4. London is full of white vans that could only be labeled "sketchy" in the US.
Arriving to my flat £60 poorer I made a few more discoveries.
1. Why be safe when one can be narrow?
2. Hot Water is amazing in London.
3. Screens are for those who wish to feel a breeze and keep bugs out, which apparently no one wishes to do in London.
4. Stall showers were built for people who wish to wash only their upper bodies.

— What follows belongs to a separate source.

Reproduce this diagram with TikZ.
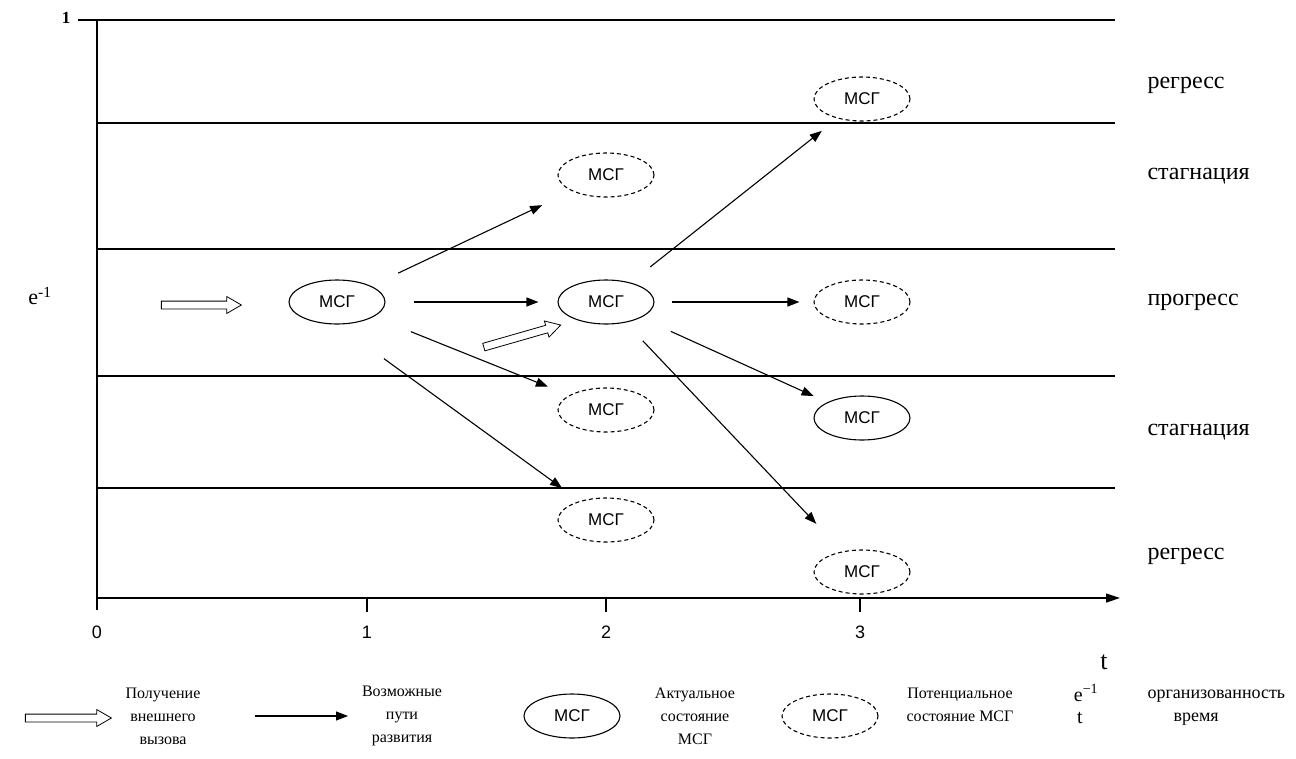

But despite these "cultural differences," I have had a hell of a time so far. How could I not? Even though we like to think we're culturally aware because we have a friend from England, or a classmate from Pakistan who made this awesome authentic dinner one night, or did a report on an African country in 5th grade, the truth is we have no idea until the foreign becomes the norm. Already British pounds are feeling less like Monopoly money and more like the currency of a developed nation. And it was damn fun learning that. A voice goes off inside my head every time I look at the unrefrigerated eggs in the grocery store, but I've eaten them and haven't died yet (try my scrambled eggs, by the way, they're unbelievable). We hear time and time again that the only way to get something fully out of time abroad is to lose yourself in the country. Yes. Absolutely. And no. I will never be British. Try as hard as I want, and believe me I will try, I can never rock the turtleneck, tweed vest, and golf cap. I like my soft serve thick. I like aspartame in my soda. And 2010 will always, always kick the 1980s ass. But none of that means I won't have a good time figuring it all out.
Oh, and if you're wondering what Bill Bryson has to do with preempting my arrival, he simply took the best title for a retrospect on life in the UK and fucked the rest of us. Thanks, Bill.